The unROI of inaction

Beth Harte makes a strong case that ROI often can’t be calculated for any marketing campaigns, because isolating the financial data for ROI = (net profit / sales) * (sales / investment) is usually difficult — and thus it is unfair to hold social media to a “prove the ROI” standard. We responded over at the Brandflakes blog:
Mathematically this is the same formula as ROI = net profit / investment, but I quibble. The real purpose of ROI calculations is to make choices between alternatives. If you can make 8% by investing a million in the bank, and only 6% with a marketing campaign, pure math would tell you to keep the money in the bank.

However, this is why ROI logic often fails. Marketing is a living, breathing function to keep businesses alive, so even if ROI were below the alternative “park it in the bank” rate, if you shut off marketing, you’d damage the future business. Advertising falls under marketing and social media falls under advertising (or PR, quibble), but the logic of those internal functions is the same.

It is healthy to try to determine ROI to make choices among best possible paths, but businesses must also consider:

a – is the function necessary for basic competition?
b – what is the risk if we turn off the function, and failure to perform damages other parts of the business operating system?

So it’s not just what you do, or if what you do beats the other action.

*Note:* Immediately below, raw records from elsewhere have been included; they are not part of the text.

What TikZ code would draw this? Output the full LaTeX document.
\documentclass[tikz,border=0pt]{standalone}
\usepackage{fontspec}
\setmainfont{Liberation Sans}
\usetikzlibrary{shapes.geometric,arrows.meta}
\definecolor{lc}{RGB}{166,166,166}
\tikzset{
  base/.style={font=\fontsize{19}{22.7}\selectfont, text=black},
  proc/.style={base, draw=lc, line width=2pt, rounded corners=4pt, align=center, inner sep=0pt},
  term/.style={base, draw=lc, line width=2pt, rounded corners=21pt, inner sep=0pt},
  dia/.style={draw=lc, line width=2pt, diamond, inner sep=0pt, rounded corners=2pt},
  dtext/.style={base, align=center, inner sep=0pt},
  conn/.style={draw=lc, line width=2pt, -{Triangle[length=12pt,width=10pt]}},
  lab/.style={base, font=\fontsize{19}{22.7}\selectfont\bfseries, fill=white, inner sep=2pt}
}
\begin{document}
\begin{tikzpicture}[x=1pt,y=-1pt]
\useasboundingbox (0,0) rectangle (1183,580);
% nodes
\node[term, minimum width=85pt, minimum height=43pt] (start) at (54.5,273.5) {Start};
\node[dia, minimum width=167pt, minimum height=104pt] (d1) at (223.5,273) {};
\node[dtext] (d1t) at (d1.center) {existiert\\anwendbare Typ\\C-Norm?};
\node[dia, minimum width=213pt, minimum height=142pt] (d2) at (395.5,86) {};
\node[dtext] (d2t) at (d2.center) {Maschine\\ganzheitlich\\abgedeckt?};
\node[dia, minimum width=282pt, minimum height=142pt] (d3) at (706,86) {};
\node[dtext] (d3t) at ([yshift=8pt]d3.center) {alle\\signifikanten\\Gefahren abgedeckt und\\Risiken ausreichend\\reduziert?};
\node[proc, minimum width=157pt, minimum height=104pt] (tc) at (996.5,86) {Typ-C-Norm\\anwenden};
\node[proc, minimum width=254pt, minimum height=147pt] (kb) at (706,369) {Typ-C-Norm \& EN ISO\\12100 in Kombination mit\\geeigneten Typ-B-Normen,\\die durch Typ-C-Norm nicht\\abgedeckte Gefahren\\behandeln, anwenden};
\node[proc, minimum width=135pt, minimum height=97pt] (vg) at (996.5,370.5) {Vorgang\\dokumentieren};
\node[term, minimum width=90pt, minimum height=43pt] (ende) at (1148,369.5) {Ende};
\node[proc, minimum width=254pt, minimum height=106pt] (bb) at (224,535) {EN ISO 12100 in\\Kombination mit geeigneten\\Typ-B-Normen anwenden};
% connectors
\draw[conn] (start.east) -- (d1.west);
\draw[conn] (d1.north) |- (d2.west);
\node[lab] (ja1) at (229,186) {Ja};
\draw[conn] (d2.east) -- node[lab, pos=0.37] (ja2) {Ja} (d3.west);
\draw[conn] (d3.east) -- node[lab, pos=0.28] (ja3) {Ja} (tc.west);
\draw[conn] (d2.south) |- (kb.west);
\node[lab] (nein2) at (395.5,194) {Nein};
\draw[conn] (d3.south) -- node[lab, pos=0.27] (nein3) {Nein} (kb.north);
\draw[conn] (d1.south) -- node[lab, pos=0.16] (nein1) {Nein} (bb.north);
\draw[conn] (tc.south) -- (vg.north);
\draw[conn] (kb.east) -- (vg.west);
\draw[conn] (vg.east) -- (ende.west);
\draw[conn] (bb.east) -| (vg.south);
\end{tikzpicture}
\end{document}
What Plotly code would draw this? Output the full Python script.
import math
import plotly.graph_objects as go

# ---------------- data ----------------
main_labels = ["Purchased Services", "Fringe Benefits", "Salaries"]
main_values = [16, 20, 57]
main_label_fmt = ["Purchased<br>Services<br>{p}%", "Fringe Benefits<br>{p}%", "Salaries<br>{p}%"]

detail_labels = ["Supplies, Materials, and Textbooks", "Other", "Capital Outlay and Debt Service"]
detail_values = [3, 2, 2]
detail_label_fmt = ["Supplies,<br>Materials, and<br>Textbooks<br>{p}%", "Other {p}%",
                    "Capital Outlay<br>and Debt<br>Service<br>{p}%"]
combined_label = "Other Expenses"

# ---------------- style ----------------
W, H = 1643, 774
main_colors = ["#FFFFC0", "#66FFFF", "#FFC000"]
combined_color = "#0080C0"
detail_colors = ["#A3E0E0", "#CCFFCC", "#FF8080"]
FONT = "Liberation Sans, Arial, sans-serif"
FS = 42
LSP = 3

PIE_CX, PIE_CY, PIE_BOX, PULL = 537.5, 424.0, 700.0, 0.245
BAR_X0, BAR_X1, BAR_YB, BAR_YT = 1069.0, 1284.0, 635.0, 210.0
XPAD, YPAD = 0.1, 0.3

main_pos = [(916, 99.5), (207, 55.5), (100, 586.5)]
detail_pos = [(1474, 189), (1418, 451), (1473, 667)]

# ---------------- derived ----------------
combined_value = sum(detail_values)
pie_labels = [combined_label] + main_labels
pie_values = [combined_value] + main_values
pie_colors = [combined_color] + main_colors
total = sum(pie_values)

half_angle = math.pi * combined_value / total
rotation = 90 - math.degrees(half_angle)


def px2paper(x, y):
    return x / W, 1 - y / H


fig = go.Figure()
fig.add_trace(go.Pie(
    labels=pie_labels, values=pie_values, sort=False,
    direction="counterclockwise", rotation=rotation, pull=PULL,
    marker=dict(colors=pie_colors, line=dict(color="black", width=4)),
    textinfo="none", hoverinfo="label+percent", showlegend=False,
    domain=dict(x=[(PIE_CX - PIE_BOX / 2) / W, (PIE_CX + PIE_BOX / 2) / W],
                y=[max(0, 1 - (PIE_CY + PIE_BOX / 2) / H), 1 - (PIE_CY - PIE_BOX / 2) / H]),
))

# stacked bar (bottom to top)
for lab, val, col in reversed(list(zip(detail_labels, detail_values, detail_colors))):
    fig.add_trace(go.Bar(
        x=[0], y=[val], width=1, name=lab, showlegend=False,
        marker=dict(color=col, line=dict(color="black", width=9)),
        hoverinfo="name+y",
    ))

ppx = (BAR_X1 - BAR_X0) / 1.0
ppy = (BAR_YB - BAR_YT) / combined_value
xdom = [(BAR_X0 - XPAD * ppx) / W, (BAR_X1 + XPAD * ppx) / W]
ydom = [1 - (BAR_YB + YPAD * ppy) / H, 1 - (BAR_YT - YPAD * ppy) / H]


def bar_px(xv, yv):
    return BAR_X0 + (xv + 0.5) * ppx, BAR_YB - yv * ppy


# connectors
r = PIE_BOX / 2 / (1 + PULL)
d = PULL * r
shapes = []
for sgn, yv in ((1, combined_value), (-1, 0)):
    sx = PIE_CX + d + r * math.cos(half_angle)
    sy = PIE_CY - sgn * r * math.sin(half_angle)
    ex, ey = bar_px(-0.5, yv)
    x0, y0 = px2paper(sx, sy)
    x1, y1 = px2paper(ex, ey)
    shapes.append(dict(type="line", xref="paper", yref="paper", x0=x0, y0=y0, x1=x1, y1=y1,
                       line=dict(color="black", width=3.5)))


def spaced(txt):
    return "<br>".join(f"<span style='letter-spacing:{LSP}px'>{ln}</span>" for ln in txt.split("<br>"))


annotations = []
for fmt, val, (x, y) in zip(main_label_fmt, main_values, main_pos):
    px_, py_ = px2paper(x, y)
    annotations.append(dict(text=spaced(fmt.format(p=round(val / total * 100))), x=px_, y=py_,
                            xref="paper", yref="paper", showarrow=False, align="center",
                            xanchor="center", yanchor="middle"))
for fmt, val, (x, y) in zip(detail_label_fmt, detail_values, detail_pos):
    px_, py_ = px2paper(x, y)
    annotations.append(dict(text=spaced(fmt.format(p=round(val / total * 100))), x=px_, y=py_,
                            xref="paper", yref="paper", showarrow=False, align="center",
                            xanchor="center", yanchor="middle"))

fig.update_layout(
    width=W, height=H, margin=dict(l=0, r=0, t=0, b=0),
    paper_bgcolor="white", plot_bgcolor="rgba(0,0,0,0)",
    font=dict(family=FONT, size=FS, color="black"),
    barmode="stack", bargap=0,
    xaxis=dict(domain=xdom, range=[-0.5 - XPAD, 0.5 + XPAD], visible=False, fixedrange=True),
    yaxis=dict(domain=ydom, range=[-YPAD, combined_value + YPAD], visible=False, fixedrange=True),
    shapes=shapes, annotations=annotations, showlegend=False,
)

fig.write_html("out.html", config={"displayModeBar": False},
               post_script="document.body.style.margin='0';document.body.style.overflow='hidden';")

It’s what could happen if you don’t do it at all. This may be the best argument for social media.

Image: JobotDaRobot

Ben Kunz is vice president of strategic planning at Mediassociates, an advertising media planning and buying agency, and co-founder of its digital trading desk eEffective.

2 thoughts on “The unROI of inaction

  1. “and thus it is unfair to hold social media to a “prove the ROI” standard.”

    My friend, you put words in my mouth…I did not say that. But, I quibble… 😉

    The point of my post is that most marketers do not understand this financial equation and do not use it for marketing budgets in general. Therefore, the argument of demanding ROI for social media is a stall tactic.

    I personally believe that ROI should be determined for marketing budgets. It’s the only way to hold people accountable and to prevent waste of resources. (A marketer would think twice about a fancy buzz campaign knowing they were on the hook for ROI, right?)

    It is also important to clarify that the “sales” portions of the equation do not cancel each other out. It is required to have two separate calculations that are multiplied for a final percentage. Why? Because the first one is to determine the rate of profit on sales and the second is to determine the rate of capital turnover. The rate of profit on sales is influenced by things such as sales volume, price, product, marcom efforts, etc. Capital turnover only takes into consideration sales volume and assets managed. (This is basic accounting… for a CFO.)

    So further to my point, without completely understanding this financial equation marketers will have a hard time providing the CFO and CMO with an ROI. Hence my argument for why the ROI craze will fade away (when’s the last time you heard a CMO demand the ROI of an ad before placing it?).

    Also, I’d question your statement that ROI is only to make choices between alternatives. That might been the norm for justifying capital purchases, but more and more ROI is being requested of the CMO for yearly budgets given.

    Marketing’s function is to drive sales. Therefore, they should be on the hook for proving that they did so with the resources given and certainly providing ROI wouldn’t shut down marketing, it would force better decisions.

    As I said in my post, if you don’t want to measure things like social media and PR (or find them immeasurable), at least do a brand valuation.

    Thanks for the platform to continue the discussion!

    Beth Harte

    P.S. I’ll share this response on Brand Flakes as well.

  2. Beth, this is a great comment and I appreciate the elucidation on why the ROI formula needs two components.

    I do believe the basic function of ROI — which is typically brought up in a forecasting request *before* an initiative receives a commitment — is to anticipate the return of one choice over another. The root of the ROI question is should we go ahead, or not? Do we invest here, or there? Social media is a new choice for organizations; leaders unfamiliar with what it is and how it works fall back on demanding numbers forecasts; and the numbers, as you suggest, are not easily forthcoming.

    The only reason to measure something is to take action. Measuring or forecasting ROI means using that metric to make a choice. I believe, though, that boiling the complexity of moving into social networks down to a simple number is an error in logic, because it fails to account for the waves of complexity in customer service, risk mitigation, complaint discovery, public relations, sales support, building awareness, and thousands of other ripples across the competitive landscape.

    Again, great conversation, and my apologies if I slightly misconstrued your point.